A poucos metros dali, Dionisio Quiroga, 39, produtor de carne, soja e milho, justifica sua presença no ato: "Os metalúrgicos estão ficando sem trabalho pelos problemas do campo".
A crise rompeu limites de fábricas e plantações. Na livraria de Miguel Degrá, presidente do Centro Comercial, Industrial e Rural da cidade, as vendas caíram 35%: "Fomos nos dando conta de que o problema é de todos". Para Maurício Cicarelli, dono de uma loja de ferramentas, está "tudo parado".
O primeiro ato conjunto de operários e agricultores pós-crise mundial foi em janeiro em Villa Constituición, outro polo industrial da Província de Santa Fé. Na ocasião, ante 2.500 pessoas, o presidente da Federação Agrária, Eduardo Buzzi, disse que aquilo era "referência" da luta por vir.
Em Armstrong, os metalúrgicos se dizem "autoconvocados", por não terem apoio do seu sindicato, a UOM (União Operária Metalúrgica), aliada do kirchnerismo. "O problema já é multissetorial, é uma má administração do governo", diz o líder Ruben Cicarelli.

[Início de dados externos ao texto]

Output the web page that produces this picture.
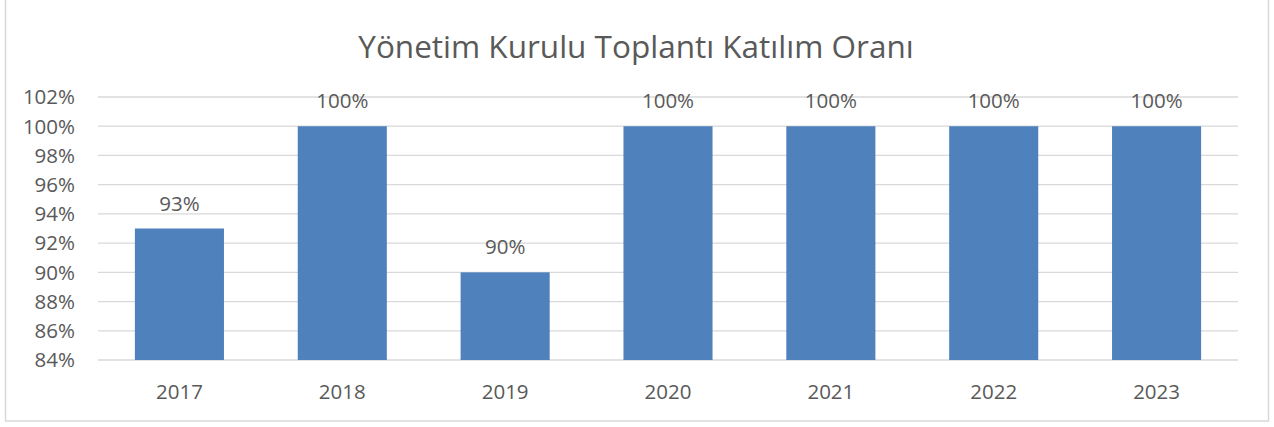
<!DOCTYPE html>
<html>
<head>
<meta charset="utf-8">
<script src="https://cdn.jsdelivr.net/npm/d3@7"></script>
<style>
  body { margin: 0; background: #fff; }
  text { font-family: 'Open Sans', sans-serif; fill: #595959; }
</style>
</head>
<body>
<div id="chart"></div>
<script>
let years = ['2017', '2018', '2019', '2020', '2021', '2022', '2023']
let rates = [93, 100, 90, 100, 100, 100, 100]
let yTicks = [84, 86, 88, 90, 92, 94, 96, 98, 100, 102]
let title = 'Yönetim Kurulu Toplantı Katılım Oranı'

let width = 1274
let height = 427
let margin = { top: 97, left: 98, right: 36, bottom: 67 }

let svg = d3
  .select('#chart')
  .append('svg')
  .attr('width', width)
  .attr('height', height)

// outer frame
svg
  .append('rect')
  .attr('x', 5.5)
  .attr('y', -2)
  .attr('width', 1263)
  .attr('height', 423)
  .attr('fill', 'none')
  .attr('stroke', '#d9d9d9')
  .attr('stroke-width', 1.5)

svg
  .append('text')
  .attr('x', 636)
  .attr('y', 58)
  .attr('text-anchor', 'middle')
  .attr('font-size', 31.5)
  .text(title)

let xScale = d3
  .scaleBand()
  .domain(years)
  .range([margin.left, width - margin.right])
  .paddingInner(0.453)
  .paddingOuter(0.2265)

let yScale = d3
  .scaleLinear()
  .domain([84, 102])
  .range([height - margin.bottom, margin.top])

let g = svg.append('g')

// gridlines
g.selectAll('.grid')
  .data(yTicks)
  .enter()
  .append('line')
  .attr('class', 'grid')
  .attr('x1', margin.left)
  .attr('x2', width - margin.right)
  .attr('y1', d => yScale(d))
  .attr('y2', d => yScale(d))
  .attr('stroke', '#d9d9d9')
  .attr('stroke-width', 1.3)

// y labels
g.selectAll('.ylabel')
  .data(yTicks)
  .enter()
  .append('text')
  .attr('class', 'ylabel')
  .attr('x', 75)
  .attr('y', d => yScale(d))
  .attr('dy', '0.36em')
  .attr('text-anchor', 'end')
  .attr('font-size', 20.5)
  .text(d => d + '%')

// bars
g.selectAll('.bar')
  .data(rates)
  .enter()
  .append('rect')
  .attr('class', 'bar')
  .attr('x', (d, i) => xScale(years[i]))
  .attr('width', xScale.bandwidth())
  .attr('y', d => yScale(d))
  .attr('height', d => yScale(84) - yScale(d))
  .attr('fill', '#4f81bd')

// value labels
g.selectAll('.vlabel')
  .data(rates)
  .enter()
  .append('text')
  .attr('class', 'vlabel')
  .attr('x', (d, i) => xScale(years[i]) + xScale.bandwidth() / 2)
  .attr('y', d => yScale(d) - 18)
  .attr('text-anchor', 'middle')
  .attr('font-size', 20.5)
  .text(d => d + '%')

// x labels
g.selectAll('.xlabel')
  .data(years)
  .enter()
  .append('text')
  .attr('class', 'xlabel')
  .attr('x', d => xScale(d) + xScale.bandwidth() / 2)
  .attr('y', 399)
  .attr('text-anchor', 'middle')
  .attr('font-size', 20.5)
  .text(d => d)
</script>
</body>
</html>
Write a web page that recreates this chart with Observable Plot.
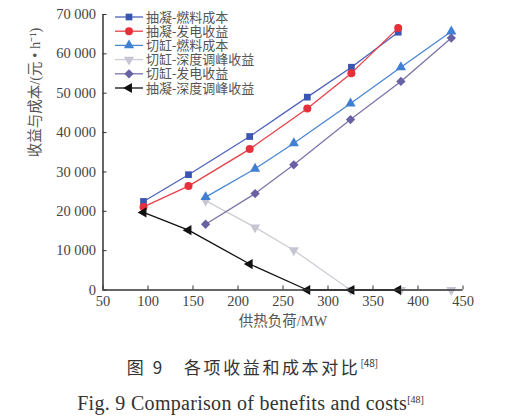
<!DOCTYPE html>
<html><head><meta charset="utf-8">
<script src="https://cdn.jsdelivr.net/npm/d3@7"></script>
<script src="https://cdn.jsdelivr.net/npm/@observablehq/plot@0.6"></script>
<style>
body{margin:0;background:#fff;}
#wrap{position:relative;width:513px;height:419px;}
#chart svg text{font-family:"Liberation Serif","Noto Sans CJK SC",serif !important;}
.cap{position:absolute;left:0;width:513px;text-align:center;color:#333;}
#c1{top:351px;font-family:"Noto Sans CJK SC",sans-serif;font-size:17px;line-height:24px;letter-spacing:2.6px;padding-right:8px;box-sizing:border-box;}
#c2{top:388px;font-family:"Liberation Serif",serif;font-size:20px;line-height:24px;letter-spacing:0.3px;padding-right:12px;box-sizing:border-box;}
sup{font-size:10px;vertical-align:7px;letter-spacing:0;}
</style></head>
<body><div id="wrap"><div id="chart"></div>
<div class="cap" id="c1">图 9&nbsp;&nbsp;&nbsp;各项收益和成本对比<sup>[48]</sup></div>
<div class="cap" id="c2">Fig. 9 Comparison of benefits and costs<sup>[48]</sup></div>
</div>
<script>
const seriesNames = ["抽凝-燃料成本","抽凝-发电收益","切缸-燃料成本","切缸-深度调峰收益","切缸-发电收益","抽凝-深度调峰收益"];
const xCondense = [95, 145, 213, 277, 326, 378];
const xCut = [164, 219, 262, 325, 381, 437];
const condenseFuelCost = [22500, 29300, 39000, 49000, 56600, 65500];
const condensePowerRevenue = [21100, 26400, 35800, 46100, 55100, 66600];
const cutFuelCost = [23600, 30800, 37300, 47400, 56600, 65700];
const cutPeakRevenue = [22700, 15900, 10100, 0, 0, 0];
const cutPowerRevenue = [16700, 24500, 31800, 43300, 53000, 64000];
const condensePeakRevenue = [19700, 15200, 6600, 0, 0, 0];
const xTicks = [50, 100, 150, 200, 250, 300, 350, 400, 450];
const yTicks = [0, 10000, 20000, 30000, 40000, 50000, 60000, 70000];

const downTri = {draw(ctx, size){const s=Math.sqrt(4*size/Math.sqrt(3)), R=s/Math.sqrt(3); ctx.moveTo(0,R); ctx.lineTo(-s/2,-R/2); ctx.lineTo(s/2,-R/2); ctx.closePath();}};
const leftTri = {draw(ctx, size){const s=Math.sqrt(4*size/Math.sqrt(3)), R=s/Math.sqrt(3); ctx.moveTo(-R,0); ctx.lineTo(R/2,-s/2); ctx.lineTo(R/2,s/2); ctx.closePath();}};

const styles = [
  {xs:xCondense, ys:condenseFuelCost, line:"#4c63bb", fill:"#3a55b2", symbol:d3.symbolSquare, r:3.8},
  {xs:xCondense, ys:condensePowerRevenue, line:"#e8404a", fill:"#e8303c", symbol:d3.symbolCircle, r:4},
  {xs:xCut, ys:cutFuelCost, line:"#4a86d6", fill:"#3f7fd4", symbol:d3.symbolTriangle, r:3.8},
  {xs:xCut, ys:cutPeakRevenue, line:"#cdcdd6", fill:"#c6c6d2", symbol:downTri, r:3.8},
  {xs:xCut, ys:cutPowerRevenue, line:"#7a74aa", fill:"#6862a4", symbol:d3.symbolDiamond2, r:4.2},
  {xs:xCondense, ys:condensePeakRevenue, line:"#111", fill:"#111", symbol:leftTri, r:3.8}
];
const drawOrder = [3, 0, 1, 2, 4, 5];
const rowsOf = i => styles[i].xs.map((x, j) => ({series: seriesNames[i], x, y: styles[i].ys[j]}));

const fmt = d => d3.format(",")(d).replace(/,/g, " ");
const tickFont = {fontSize: 14.5, fill: "#444"};

const marks = [];
for (const i of drawOrder) {
  const rows = rowsOf(i);
  marks.push(Plot.line(rows, {x: "x", y: "y", stroke: styles[i].line, strokeWidth: 1.3}));
  marks.push(Plot.dot(rows, {x: "x", y: "y", symbol: styles[i].symbol, r: styles[i].r, fill: styles[i].fill, stroke: "none"}));
}

const svg = Plot.plot({
  width: 513, height: 340,
  marginLeft: 102.5, marginRight: 50.5, marginTop: 14, marginBottom: 50.5,
  style: {background: "#fff", overflow: "visible"},
  x: {domain: [xTicks[0], xTicks[xTicks.length-1]]},
  y: {domain: [yTicks[0], yTicks[yTicks.length-1]]},
  marks: [
    Plot.axisX(xTicks, {anchor: "bottom", tickSize: -4, tickPadding: 10, stroke: "#333", label: null, ...tickFont}),
    Plot.axisY(yTicks, {anchor: "left", tickSize: -4, tickPadding: 11, tickFormat: fmt, stroke: "#333", label: null, ...tickFont}),
    ...marks,
    Plot.ruleX([xTicks[0]], {y1: yTicks[0], y2: yTicks[yTicks.length-1], stroke: "#333", strokeWidth: 1.5}),
    Plot.ruleY([yTicks[0]], {x1: xTicks[0], x2: xTicks[xTicks.length-1], stroke: "#333", strokeWidth: 1.5}),
    Plot.text(["供热负荷/MW"], {frameAnchor: "bottom", dy: 36, text: d => d, fontSize: 14.5, fill: "#555"}),
    Plot.text(["收益与成本/(元 • h⁻¹)"], {frameAnchor: "left", rotate: -90, dx: -68, dy: 5, text: d => d, fontSize: 14.5, fill: "#555"})
  ]
});

// legend inside plot, top-left
const lg = d3.select(svg).append("g").attr("font-size", 13).attr("text-anchor", "start");
seriesNames.forEach((name, i) => {
  const y = 17 + i * 14.2, s = styles[i];
  lg.append("line").attr("x1", 115).attr("x2", 143).attr("y1", y).attr("y2", y).attr("stroke", s.line).attr("stroke-width", 1.3);
  lg.append("path").attr("d", d3.symbol(s.symbol, Math.PI * s.r * s.r)()).attr("transform", `translate(129,${y})`).attr("fill", s.fill);
  lg.append("text").attr("x", 146).attr("y", y).attr("dy", "0.35em").attr("fill", "#555").attr("text-anchor", "start").text(name);
});
document.getElementById("chart").appendChild(svg);
</script></body></html>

Na quinta, Cicarelli e Buzzi foram oradores em um ato que reuniu 5.000 pessoas no bloqueio da rodovia. O produtor Quiroga levou seu trator com a inscrição "Vendo". O operário Raul Espíndola disse: "Vamos caindo um por um".

Eleições
Para o analista Fraga, essa nova união vai repercutir nas eleições legislativas de junho na Argentina -que o governo acaba de antecipar em quatro meses. Embora o campo empregue 9% da população economicamente ativa, diz, a cadeia agroindustrial gera emprego para 35% que "vão votar pensando na renda do campo".
O prefeito de Armstrong, Fernando Fischer, que governa a cidade há 20 anos, é exemplo de político que fez de encraves rurais peronistas centros opositores. Apesar de integrar o Partido Justicialista (peronista, do governo), não poupa críticas. "Néstor Kirchner tem ódio do campo", diz, em referência ao ex-presidente.
Enquanto o governo defende sua política de impostos como forma de redistribuir renda, os operários de Armstrong, e os ruralistas, prometem ficar na estrada até que haja uma solução -hoje completam um mês de bloqueio. "Vamos ficar até que se destrave o conflito", diz Cicarelli, sob o calor do sol e dos pneus queimados.